Though immensely popular, Kate, Maggie, and their older sister Leah were not without detractors. Indeed, they were subject to a number of invasive investigations, including public searches of their near naked bodies by councils of scientists determined to uncover the secrets of the “fraudulent females” (p. 81). To this day, the truth about the origins of the sisters’ rappings remains unknown; Weisberg engages debate about the authenticity of the events that occurred around the Fox sisters as well as possible explanations for them, but doesn’t dwell on them too much, which I liked. Those lingering questions are intriguing, but there’s so much more to this story worth looking at.
What was most interesting to me were the ways in which the Fox sisters were almost solely responsible for creating a new, public occupation for women: that of the medium. Mediumship was provocative; it took place in close quarters amongst mixed company under dim lights and required hand holding and whispering. It was sexy, intimidating, and provided women an independence through public demonstrations that they might not have gained had they been considered the primary actors in spirit communication and not only “passive media”, constitutionally weak and at the mercy of pushy ghosts. They troubled normative gender ideologies without completely dispelling them. The public was generally ambivalent about them, revering them at times and lambasting them for impropriety at others.
Impressively, Weisberg is able to make sense of the tensions found in mid-19th-century America at large without losing sight of the sisters themselves. As they grew into older, they each experienced the kinds of tragic breakdowns that we’ve sadly come to expect from people who’ve been followed so closely by the media and featured regularly in tabloids throughout the whole of their childhoods, adolescence, and young adulthood. The lively, charismatic sisters eventually fell into conflict with each other (mostly Kate and Maggie with Leah, the significantly older sister who managed their careers before becoming a medium herself and was widely thought to be manipulative and exploitative), succumbed to alcoholism, and died in poverty. Despite the limited knowledge we have of them as individuals, Weisberg highlights what she can of their personalities, lending them strength as complex and memorable people.
Weisberg has written a wonderful biography that manages to tell a story not only about the Fox sisters, who are incredibly fascinating on their own, but also a nation struggling to re-invent itself. The text is littered with fun trivia, too, including the origins of the term “con man” and speculations about the reason for Benjamin Franklin’s status as the most commonly manifested spirit amongst American mediums.
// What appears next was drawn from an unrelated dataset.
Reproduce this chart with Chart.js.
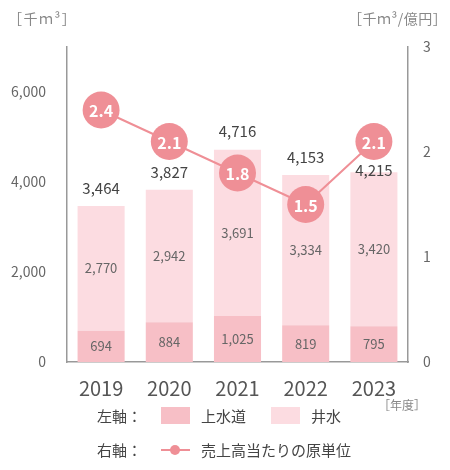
<!DOCTYPE html>
<html lang="ja">
<head>
<meta charset="utf-8">
<script src="https://cdn.jsdelivr.net/npm/chart.js@4"></script>
<style>
  body { margin: 0; background: #fff; font-family: "Noto Sans CJK JP", "Noto Sans", sans-serif; }
  #wrap { position: relative; width: 450px; height: 470px; }
  #chart { position: absolute; left: 0; top: 0; }
  .unit { position: absolute; font-size: 14px; color: #888; line-height: 1; letter-spacing: 1.5px; }
  .legend { position: absolute; left: 97px; font-size: 15px; color: #444; display: flex; align-items: center; line-height: 1; }
  .swatch { display: inline-block; width: 29px; height: 17px; }
  .lineKey { position: relative; display: inline-block; width: 29px; height: 12px; }
  .lineKey::before { content: ""; position: absolute; left: 0; right: 0; top: 5px; height: 2px; background: #ef8f96; }
  .lineKey::after { content: ""; position: absolute; left: 9px; top: 1px; width: 10px; height: 10px; border-radius: 50%; background: #ef8f96; }
</style>
</head>
<body>
<div id="wrap">
  <canvas id="chart" width="450" height="470"></canvas>
  <div class="unit" style="left:8px; top:11px;">［千ｍ³］</div>
  <div class="unit" style="left:348px; top:11px; letter-spacing:0.5px;">［千ｍ³/億円］</div>
  <div class="unit" style="left:378px; top:399px; font-size:12px; letter-spacing:0;">［年度］</div>
  <div class="legend" style="top:407px;">
    <span>左軸：</span>
    <span class="swatch" style="background:#f7bfc6; margin-left:19px;"></span>
    <span style="margin-left:11px;">上水道</span>
    <span class="swatch" style="background:#fcdce1; margin-left:25px;"></span>
    <span style="margin-left:11px;">井水</span>
  </div>
  <div class="legend" style="top:442px;">
    <span>右軸：</span>
    <span class="lineKey" style="margin-left:19px;"></span>
    <span style="margin-left:11px;">売上高当たりの原単位</span>
  </div>
</div>
<script>
// ---- データ ----
const years = ["2019", "2020", "2021", "2022", "2023"];
const josuido = [694, 884, 1025, 819, 795];     // 上水道
const idomizu = [2770, 2942, 3691, 3334, 3420]; // 井水
const totals = [3464, 3827, 4716, 4153, 4215];
const intensity = [2.4, 2.1, 1.8, 1.5, 2.1];    // 売上高当たりの原単位
const leftTicks = [0, 2000, 4000, 6000];
const rightTicks = [0, 1, 2, 3];

const fontFamily = "'Noto Sans CJK JP', 'Noto Sans', sans-serif";
const fmt = v => v.toLocaleString("en-US");

// ---- ラベル描画 ----
const labelPlugin = {
  id: "labels",
  afterDatasetsDraw(chart) {
    const ctx = chart.ctx;
    const lowMeta = chart.getDatasetMeta(1);
    const highMeta = chart.getDatasetMeta(2);
    const lineMeta = chart.getDatasetMeta(0);
    ctx.save();
    ctx.textAlign = "center";
    ctx.textBaseline = "middle";

    // 積み上げ内の値
    ctx.font = "13px " + fontFamily;
    ctx.fillStyle = "#666";
    [lowMeta, highMeta].forEach((meta, d) => {
      const vals = d === 0 ? josuido : idomizu;
      meta.data.forEach((bar, i) => {
        ctx.fillText(fmt(vals[i]), bar.x, (bar.y + bar.base) / 2);
      });
    });

    // 合計 (丸と重なる時は丸の下へ)
    ctx.font = "15px " + fontFamily;
    ctx.fillStyle = "#444";
    highMeta.data.forEach((bar, i) => {
      let y = bar.y - 18;
      const pt = lineMeta.data[i];
      if (Math.abs(y - pt.y) < 26) y = pt.y + 29;
      ctx.fillText(fmt(totals[i]), bar.x, y);
    });
    ctx.restore();

    // 原単位 (丸の中)
    ctx.save();
    ctx.textAlign = "center";
    ctx.textBaseline = "middle";
    ctx.font = "bold 16px " + fontFamily;
    ctx.fillStyle = "#fff";
    lineMeta.data.forEach((pt, i) => {
      ctx.fillText(intensity[i].toFixed(1), pt.x, pt.y + 1);
    });
    ctx.restore();
  }
};

new Chart(document.getElementById("chart"), {
  type: "bar",
  data: {
    labels: years,
    datasets: [
      {
        type: "line",
        label: "売上高当たりの原単位",
        data: intensity,
        yAxisID: "y1",
        borderColor: "#ef8f96",
        borderWidth: 2,
        pointRadius: 18.5,
        pointBackgroundColor: "#ef8f96",
        pointBorderWidth: 0,
        order: 0,
        clip: false,
      },
      {
        label: "上水道",
        data: josuido,
        backgroundColor: "#f7bfc6",
        yAxisID: "y",
        order: 1,
      },
      {
        label: "井水",
        data: idomizu,
        backgroundColor: "#fcdce1",
        yAxisID: "y",
        order: 2,
      },
    ],
  },
  options: {
    responsive: false,
    animation: false,
    events: [],
    barPercentage: 0.69,
    categoryPercentage: 1,
    layout: { padding: { left: 0, right: 0, top: 47, bottom: 68 } },
    plugins: {
      legend: { display: false },
      tooltip: { enabled: false },
    },
    scales: {
      x: {
        stacked: true,
        grid: { display: false, drawTicks: false },
        border: { display: true, color: "#999", width: 1.5 },
        ticks: { color: "#555", font: { family: fontFamily, size: 20 }, padding: 14 },
        afterFit: s => { s.height = 40; },
      },
      y: {
        stacked: true,
        position: "left",
        min: 0,
        max: 7000,
        grid: { display: false, drawTicks: false },
        border: { display: true, color: "#999", width: 1.5 },
        afterBuildTicks: s => { s.ticks = leftTicks.map(v => ({ value: v })); },
        ticks: { color: "#666", font: { family: fontFamily, size: 14 }, padding: 21, callback: v => fmt(v) },
        afterFit: s => { s.width = 67; },
      },
      y1: {
        position: "right",
        min: 0,
        max: 3,
        grid: { display: false, drawTicks: false },
        border: { display: true, color: "#999", width: 1.5 },
        afterBuildTicks: s => { s.ticks = rightTicks.map(v => ({ value: v })); },
        ticks: { color: "#666", font: { family: fontFamily, size: 14 }, padding: 15 },
        afterFit: s => { s.width = 42; },
      },
    },
  },
  plugins: [labelPlugin],
});
</script>
</body>
</html>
This book was the first read for my 19th century spiritualism project, and it was a great place to start. Weisberg provided me with compelling human stories through which to understand the larger cultural shifts that helped the spread of spiritualism and provided an excellent platform, I think, from which to continue my exploration of spiritualism; particularly its gender implications in both the American and European contexts. Recommended for those interested in 19th century America, gender, celebrity, and/or the possibilities of spirit communication!